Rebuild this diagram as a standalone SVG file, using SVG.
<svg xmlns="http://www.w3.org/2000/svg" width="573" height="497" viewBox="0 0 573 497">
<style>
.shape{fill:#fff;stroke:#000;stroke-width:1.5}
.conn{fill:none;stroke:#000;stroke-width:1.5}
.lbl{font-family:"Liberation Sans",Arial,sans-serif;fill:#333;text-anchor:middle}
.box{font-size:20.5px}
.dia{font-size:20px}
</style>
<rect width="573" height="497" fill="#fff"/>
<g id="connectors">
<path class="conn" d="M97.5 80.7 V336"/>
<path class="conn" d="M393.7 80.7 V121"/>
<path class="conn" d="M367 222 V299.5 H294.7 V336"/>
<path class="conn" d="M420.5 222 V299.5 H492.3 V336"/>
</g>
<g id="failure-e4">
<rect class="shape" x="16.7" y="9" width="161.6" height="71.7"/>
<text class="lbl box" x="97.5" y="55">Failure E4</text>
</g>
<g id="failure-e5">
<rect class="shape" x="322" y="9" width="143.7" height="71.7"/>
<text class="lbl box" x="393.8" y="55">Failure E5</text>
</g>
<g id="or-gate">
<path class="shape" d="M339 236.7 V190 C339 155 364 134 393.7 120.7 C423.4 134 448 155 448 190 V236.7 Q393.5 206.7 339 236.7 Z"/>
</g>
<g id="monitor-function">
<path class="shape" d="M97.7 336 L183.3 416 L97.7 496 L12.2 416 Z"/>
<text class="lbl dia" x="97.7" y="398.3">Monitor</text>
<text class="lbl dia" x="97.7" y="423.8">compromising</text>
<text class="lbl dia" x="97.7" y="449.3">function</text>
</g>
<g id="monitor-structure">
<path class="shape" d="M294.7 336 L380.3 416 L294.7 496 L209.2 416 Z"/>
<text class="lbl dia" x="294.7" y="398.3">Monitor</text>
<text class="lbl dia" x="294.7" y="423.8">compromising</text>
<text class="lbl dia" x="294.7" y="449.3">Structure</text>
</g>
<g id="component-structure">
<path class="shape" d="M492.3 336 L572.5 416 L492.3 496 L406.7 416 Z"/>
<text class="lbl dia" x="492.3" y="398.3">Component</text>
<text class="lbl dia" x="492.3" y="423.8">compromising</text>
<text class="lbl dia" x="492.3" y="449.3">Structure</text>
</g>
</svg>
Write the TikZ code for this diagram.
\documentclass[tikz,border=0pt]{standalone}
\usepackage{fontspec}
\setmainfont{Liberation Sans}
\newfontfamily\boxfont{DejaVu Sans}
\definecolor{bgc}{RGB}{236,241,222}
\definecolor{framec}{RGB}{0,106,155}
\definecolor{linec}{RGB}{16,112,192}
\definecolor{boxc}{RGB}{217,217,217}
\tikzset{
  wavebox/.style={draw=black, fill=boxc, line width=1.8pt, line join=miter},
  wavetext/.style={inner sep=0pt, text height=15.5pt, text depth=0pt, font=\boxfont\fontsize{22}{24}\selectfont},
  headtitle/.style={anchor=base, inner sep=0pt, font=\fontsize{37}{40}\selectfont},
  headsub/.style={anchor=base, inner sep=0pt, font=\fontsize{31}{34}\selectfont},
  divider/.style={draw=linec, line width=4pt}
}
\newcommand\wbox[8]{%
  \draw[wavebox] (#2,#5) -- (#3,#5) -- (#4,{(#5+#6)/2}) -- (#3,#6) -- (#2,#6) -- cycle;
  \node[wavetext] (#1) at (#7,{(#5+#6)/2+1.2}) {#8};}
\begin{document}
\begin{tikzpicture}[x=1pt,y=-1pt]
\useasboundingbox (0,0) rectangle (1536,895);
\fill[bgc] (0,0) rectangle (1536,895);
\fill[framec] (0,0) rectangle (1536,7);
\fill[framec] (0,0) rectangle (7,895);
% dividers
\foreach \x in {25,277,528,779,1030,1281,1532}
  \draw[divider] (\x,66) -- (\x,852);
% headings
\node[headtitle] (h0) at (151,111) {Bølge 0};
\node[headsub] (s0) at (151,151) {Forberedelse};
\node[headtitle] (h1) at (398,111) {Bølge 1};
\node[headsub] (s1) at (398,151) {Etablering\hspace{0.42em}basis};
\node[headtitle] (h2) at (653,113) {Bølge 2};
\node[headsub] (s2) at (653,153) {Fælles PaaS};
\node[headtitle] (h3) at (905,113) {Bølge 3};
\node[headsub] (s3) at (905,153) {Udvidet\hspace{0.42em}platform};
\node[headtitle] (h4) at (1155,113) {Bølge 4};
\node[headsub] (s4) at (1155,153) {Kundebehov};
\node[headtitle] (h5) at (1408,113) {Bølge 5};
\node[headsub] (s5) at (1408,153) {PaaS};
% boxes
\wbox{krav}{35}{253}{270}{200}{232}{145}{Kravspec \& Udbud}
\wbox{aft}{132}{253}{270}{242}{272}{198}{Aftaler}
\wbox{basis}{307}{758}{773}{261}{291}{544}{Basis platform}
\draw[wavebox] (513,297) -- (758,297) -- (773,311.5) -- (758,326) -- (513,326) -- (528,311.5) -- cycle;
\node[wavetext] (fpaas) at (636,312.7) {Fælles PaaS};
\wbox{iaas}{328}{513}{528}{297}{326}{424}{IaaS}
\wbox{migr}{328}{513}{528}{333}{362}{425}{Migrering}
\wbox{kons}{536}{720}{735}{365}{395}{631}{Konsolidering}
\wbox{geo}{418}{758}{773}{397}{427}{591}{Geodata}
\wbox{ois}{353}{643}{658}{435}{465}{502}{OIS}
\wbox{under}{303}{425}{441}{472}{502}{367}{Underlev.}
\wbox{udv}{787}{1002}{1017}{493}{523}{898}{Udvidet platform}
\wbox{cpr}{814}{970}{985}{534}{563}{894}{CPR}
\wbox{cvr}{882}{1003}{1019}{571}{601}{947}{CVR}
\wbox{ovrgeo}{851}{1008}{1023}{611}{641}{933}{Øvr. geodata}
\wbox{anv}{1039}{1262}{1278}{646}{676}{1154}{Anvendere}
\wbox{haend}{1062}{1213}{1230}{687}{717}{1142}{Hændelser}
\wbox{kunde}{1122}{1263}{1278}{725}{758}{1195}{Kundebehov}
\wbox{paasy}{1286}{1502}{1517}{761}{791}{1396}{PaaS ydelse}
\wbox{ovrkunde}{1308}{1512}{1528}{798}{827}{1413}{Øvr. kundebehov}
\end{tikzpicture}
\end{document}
======
Copy all of the data exactly.

## Exercise result
Rebuild this diagram as a standalone SVG file, using SVG.
<svg xmlns="http://www.w3.org/2000/svg" width="573" height="497" viewBox="0 0 573 497">
<style>
.shape{fill:#fff;stroke:#000;stroke-width:1.5}
.conn{fill:none;stroke:#000;stroke-width:1.5}
.lbl{font-family:"Liberation Sans",Arial,sans-serif;fill:#333;text-anchor:middle}
.box{font-size:20.5px}
.dia{font-size:20px}
</style>
<rect width="573" height="497" fill="#fff"/>
<g id="connectors">
<path class="conn" d="M97.5 80.7 V336"/>
<path class="conn" d="M393.7 80.7 V121"/>
<path class="conn" d="M367 222 V299.5 H294.7 V336"/>
<path class="conn" d="M420.5 222 V299.5 H492.3 V336"/>
</g>
<g id="failure-e4">
<rect class="shape" x="16.7" y="9" width="161.6" height="71.7"/>
<text class="lbl box" x="97.5" y="55">Failure E4</text>
</g>
<g id="failure-e5">
<rect class="shape" x="322" y="9" width="143.7" height="71.7"/>
<text class="lbl box" x="393.8" y="55">Failure E5</text>
</g>
<g id="or-gate">
<path class="shape" d="M339 236.7 V190 C339 155 364 134 393.7 120.7 C423.4 134 448 155 448 190 V236.7 Q393.5 206.7 339 236.7 Z"/>
</g>
<g id="monitor-function">
<path class="shape" d="M97.7 336 L183.3 416 L97.7 496 L12.2 416 Z"/>
<text class="lbl dia" x="97.7" y="398.3">Monitor</text>
<text class="lbl dia" x="97.7" y="423.8">compromising</text>
<text class="lbl dia" x="97.7" y="449.3">function</text>
</g>
<g id="monitor-structure">
<path class="shape" d="M294.7 336 L380.3 416 L294.7 496 L209.2 416 Z"/>
<text class="lbl dia" x="294.7" y="398.3">Monitor</text>
<text class="lbl dia" x="294.7" y="423.8">compromising</text>
<text class="lbl dia" x="294.7" y="449.3">Structure</text>
</g>
<g id="component-structure">
<path class="shape" d="M492.3 336 L572.5 416 L492.3 496 L406.7 416 Z"/>
<text class="lbl dia" x="492.3" y="398.3">Component</text>
<text class="lbl dia" x="492.3" y="423.8">compromising</text>
<text class="lbl dia" x="492.3" y="449.3">Structure</text>
</g>
</svg>
Write the TikZ code for this diagram.
\documentclass[tikz,border=0pt]{standalone}
\usepackage{fontspec}
\setmainfont{Liberation Sans}
\newfontfamily\boxfont{DejaVu Sans}
\definecolor{bgc}{RGB}{236,241,222}
\definecolor{framec}{RGB}{0,106,155}
\definecolor{linec}{RGB}{16,112,192}
\definecolor{boxc}{RGB}{217,217,217}
\tikzset{
  wavebox/.style={draw=black, fill=boxc, line width=1.8pt, line join=miter},
  wavetext/.style={inner sep=0pt, text height=15.5pt, text depth=0pt, font=\boxfont\fontsize{22}{24}\selectfont},
  headtitle/.style={anchor=base, inner sep=0pt, font=\fontsize{37}{40}\selectfont},
  headsub/.style={anchor=base, inner sep=0pt, font=\fontsize{31}{34}\selectfont},
  divider/.style={draw=linec, line width=4pt}
}
\newcommand\wbox[8]{%
  \draw[wavebox] (#2,#5) -- (#3,#5) -- (#4,{(#5+#6)/2}) -- (#3,#6) -- (#2,#6) -- cycle;
  \node[wavetext] (#1) at (#7,{(#5+#6)/2+1.2}) {#8};}
\begin{document}
\begin{tikzpicture}[x=1pt,y=-1pt]
\useasboundingbox (0,0) rectangle (1536,895);
\fill[bgc] (0,0) rectangle (1536,895);
\fill[framec] (0,0) rectangle (1536,7);
\fill[framec] (0,0) rectangle (7,895);
% dividers
\foreach \x in {25,277,528,779,1030,1281,1532}
  \draw[divider] (\x,66) -- (\x,852);
% headings
\node[headtitle] (h0) at (151,111) {Bølge 0};
\node[headsub] (s0) at (151,151) {Forberedelse};
\node[headtitle] (h1) at (398,111) {Bølge 1};
\node[headsub] (s1) at (398,151) {Etablering\hspace{0.42em}basis};
\node[headtitle] (h2) at (653,113) {Bølge 2};
\node[headsub] (s2) at (653,153) {Fælles PaaS};
\node[headtitle] (h3) at (905,113) {Bølge 3};
\node[headsub] (s3) at (905,153) {Udvidet\hspace{0.42em}platform};
\node[headtitle] (h4) at (1155,113) {Bølge 4};
\node[headsub] (s4) at (1155,153) {Kundebehov};
\node[headtitle] (h5) at (1408,113) {Bølge 5};
\node[headsub] (s5) at (1408,153) {PaaS};
% boxes
\wbox{krav}{35}{253}{270}{200}{232}{145}{Kravspec \& Udbud}
\wbox{aft}{132}{253}{270}{242}{272}{198}{Aftaler}
\wbox{basis}{307}{758}{773}{261}{291}{544}{Basis platform}
\draw[wavebox] (513,297) -- (758,297) -- (773,311.5) -- (758,326) -- (513,326) -- (528,311.5) -- cycle;
\node[wavetext] (fpaas) at (636,312.7) {Fælles PaaS};
\wbox{iaas}{328}{513}{528}{297}{326}{424}{IaaS}
\wbox{migr}{328}{513}{528}{333}{362}{425}{Migrering}
\wbox{kons}{536}{720}{735}{365}{395}{631}{Konsolidering}
\wbox{geo}{418}{758}{773}{397}{427}{591}{Geodata}
\wbox{ois}{353}{643}{658}{435}{465}{502}{OIS}
\wbox{under}{303}{425}{441}{472}{502}{367}{Underlev.}
\wbox{udv}{787}{1002}{1017}{493}{523}{898}{Udvidet platform}
\wbox{cpr}{814}{970}{985}{534}{563}{894}{CPR}
\wbox{cvr}{882}{1003}{1019}{571}{601}{947}{CVR}
\wbox{ovrgeo}{851}{1008}{1023}{611}{641}{933}{Øvr. geodata}
\wbox{anv}{1039}{1262}{1278}{646}{676}{1154}{Anvendere}
\wbox{haend}{1062}{1213}{1230}{687}{717}{1142}{Hændelser}
\wbox{kunde}{1122}{1263}{1278}{725}{758}{1195}{Kundebehov}
\wbox{paasy}{1286}{1502}{1517}{761}{791}{1396}{PaaS ydelse}
\wbox{ovrkunde}{1308}{1512}{1528}{798}{827}{1413}{Øvr. kundebehov}
\end{tikzpicture}
\end{document}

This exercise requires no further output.